My vision, however, wasn’t a roving business. It would be too much work.
We chanced upon this spot when we were driving around looking for a space that had visibility. We just walked in. I was dismayed when I first saw it – it was dilapidated and it looked like a drug den. I thought about how all of our budget would go towards renovation. But my brother-in-law helped me to construct the counter.

Taste of Toronto

The name was Sugar’s brainchild. She said that Toronto is a well-loved brand. We also decided that we wanted flavours that would be as diverse as our beloved city.

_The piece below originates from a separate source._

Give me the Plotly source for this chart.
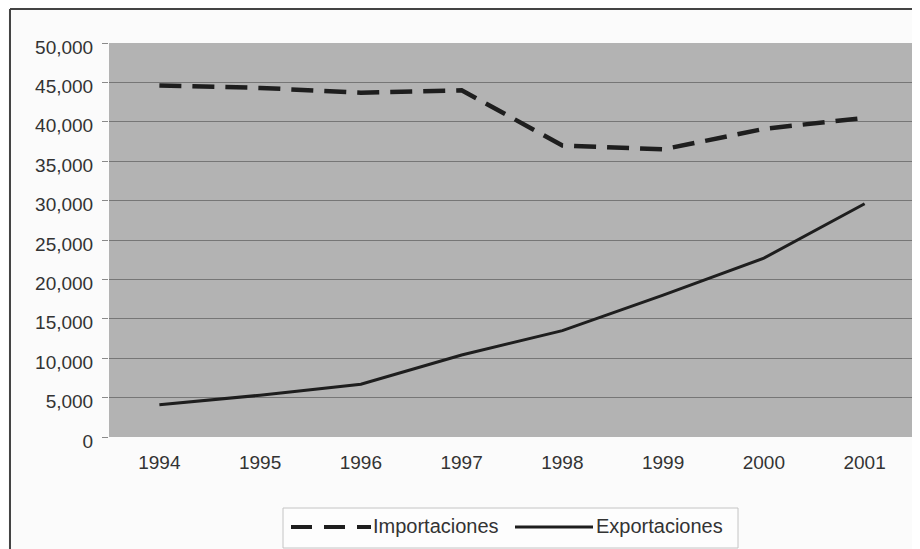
import plotly.graph_objects as go

years = ["1994", "1995", "1996", "1997", "1998", "1999", "2000", "2001"]
importaciones = [44600, 44300, 43700, 44000, 37000, 36500, 39100, 40500]
exportaciones = [4100, 5300, 6700, 10400, 13500, 18000, 22700, 29600]
y_ticks = [0, 5000, 10000, 15000, 20000, 25000, 30000, 35000, 40000, 45000, 50000]
y_labels = ["0", "5,000", "10,000", "15,000", "20,000", "25,000", "30,000", "35,000", "40,000", "45,000", "50,000"]
series_names = ["Importaciones", "Exportaciones"]

W, H = 920, 549
OFF = 8  # page body margin offset
# desired plot area in page pixels: x 109..915, y 43..437
L = 109 - OFF
T = 43 - OFF
R = W - (915 - OFF)
B = H - (437 - OFF)
pw, ph = W - L - R, H - T - B

def px(x):
    return (x - OFF - L) / pw

def py(y):
    return (H - B - (y - OFF)) / ph

DASH = "22px,11px"
INK = "#1e1e1e"
TXT = "#333333"

fig = go.Figure()
fig.add_trace(go.Scatter(x=years, y=importaciones, mode="lines", name=series_names[0],
                         line=dict(color=INK, width=4.5, dash=DASH)))
fig.add_trace(go.Scatter(x=years, y=exportaciones, mode="lines", name=series_names[1],
                         line=dict(color=INK, width=3)))

leg_y = 527
shapes = [
    # outer chart border (left, top)
    dict(type="line", xref="paper", yref="paper", x0=px(10), x1=px(10), y0=py(9), y1=py(560),
         line=dict(color="#444444", width=2)),
    dict(type="line", xref="paper", yref="paper", x0=px(10), x1=px(930), y0=py(9), y1=py(9),
         line=dict(color="#444444", width=2)),
    # legend box
    dict(type="rect", xref="paper", yref="paper", x0=px(283), x1=px(738), y0=py(508), y1=py(548),
         line=dict(color="#c4c4c4", width=1), fillcolor="#fdfdfd"),
    # legend symbols
    dict(type="line", xref="paper", yref="paper", x0=px(291), x1=px(371), y0=py(leg_y), y1=py(leg_y),
         line=dict(color=INK, width=4, dash="21px,12px")),
    dict(type="line", xref="paper", yref="paper", x0=px(515), x1=px(593), y0=py(leg_y), y1=py(leg_y),
         line=dict(color=INK, width=3)),
]
annotations = [
    dict(text=series_names[0], xref="paper", yref="paper", x=px(371), y=py(leg_y - 1),
         xanchor="left", yanchor="middle", showarrow=False, font=dict(size=20, color=TXT)),
    dict(text=series_names[1], xref="paper", yref="paper", x=px(594), y=py(leg_y - 1),
         xanchor="left", yanchor="middle", showarrow=False, font=dict(size=20, color=TXT)),
]

fig.update_layout(
    width=W, height=H,
    margin=dict(l=L, r=R, t=T, b=B),
    paper_bgcolor="#fbfbfb",
    plot_bgcolor="#b3b3b3",
    font=dict(family="Liberation Sans, Arial, sans-serif", size=19, color=TXT),
    showlegend=False,
    xaxis=dict(type="category", range=[-0.5, 7.5], showgrid=False, zeroline=False,
               ticks="", showline=False, automargin=False, ticklabelstandoff=12),
    yaxis=dict(range=[0, 50000], tickvals=y_ticks, ticktext=y_labels,
               showgrid=True, gridcolor="#767676", gridwidth=1, zeroline=False,
               ticks="outside", ticklen=6, tickcolor="#8a8a8a", showline=False,
               automargin=False, ticklabelstandoff=5, ticklabelshift=4),
    shapes=shapes,
    annotations=annotations,
)

fig.write_html("out.html")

Since we have space issues, we rotate the flavours by season. Last fall, we had a tasting promo and we had a Halloween mix. We also created a Christmas holiday mix.  We buy 80 per cent of our spices from Carlos House of Spice here in the market. We use real Oreo cookies for our cookies and cream flavour.


The all-time favourite is Classic Caramel — even seniors can relate to it, even my Lola (grandmother). For savoury, the cheese-based ones are favourites, including Jalapeño Cheddar, Bacon and Cheddar. We were at the first Union Holiday Market (last year) and we sold at least 2,000 bags of the Caramel and Buffalo Cheddar flavours over six days. We were making the popcorn [from scratch] and we couldn’t keep up (laughs).

Life has changed
My wife grew up in a manufacturing environment. I’ve always been slow and steady and concerned about job security. When I was employed I thought I was really going to just stay and retire because I felt secure.
I had to step out of my comfort zone. I didn’t realize I was going to be more driven. [This business] is like my fourth child. Nobody is going to persevere more than us. We have to stay on top of things.
Sugar is the lead here on weekdays and now I watch the kids. She’s the back end; I’m the front end of the business. We tried other businesses before – we imported raw material for jewelry and she used to do handcrafted jewelry at the arts market. But since we became very busy during the holidays, we thought we’d better focus here.
I still get to do things that I did when I was in IT – I’ve created my own metrics, my own infrastructure and server for our business. It’s not ontario.ca but it’s my own and there’s a certain fulfillment in that.
People have asked me why I’m doing this – ba’t ang layo? [Why is it so different from your previous career background?]. But I choose to focus on what’s important – I look at my kids, the people we’re able to help and it’s fulfilling. The mere fact that I file my taxes under my own company name – there’s a certain satisfaction [in that].

Teachable moment
I learned that I could have a career in sales (laughs). It caught me by surprise; I used to be confined in cubicles and didn’t know I had the talent.
My wife also has had an opportunity. For the first two years she saw my career skyrocket and I knew she was thinking, “What about me?” She was waiting for her break and that was a contributing factor to starting our business. I saw the satisfaction and excitement she had when she got her food handler certificate.

Secrets of success
More and more I have come to realize that no man is an island. If you have trust [in others] that’s where you can push the company. You’re confident that the business will go on and how you treat customers are the same standards they will apply.
I’m not saying customer is always right — there are boundaries —but you always have to listen to constructive criticism, you can’t be close minded, you won’t evolve.

The future
We’re looking to expand. We really wanted this shop to have an open kitchen concept but the owner said it wasn’t possible ­­– it’s a 200-year-old building. We’re looking at various locations now.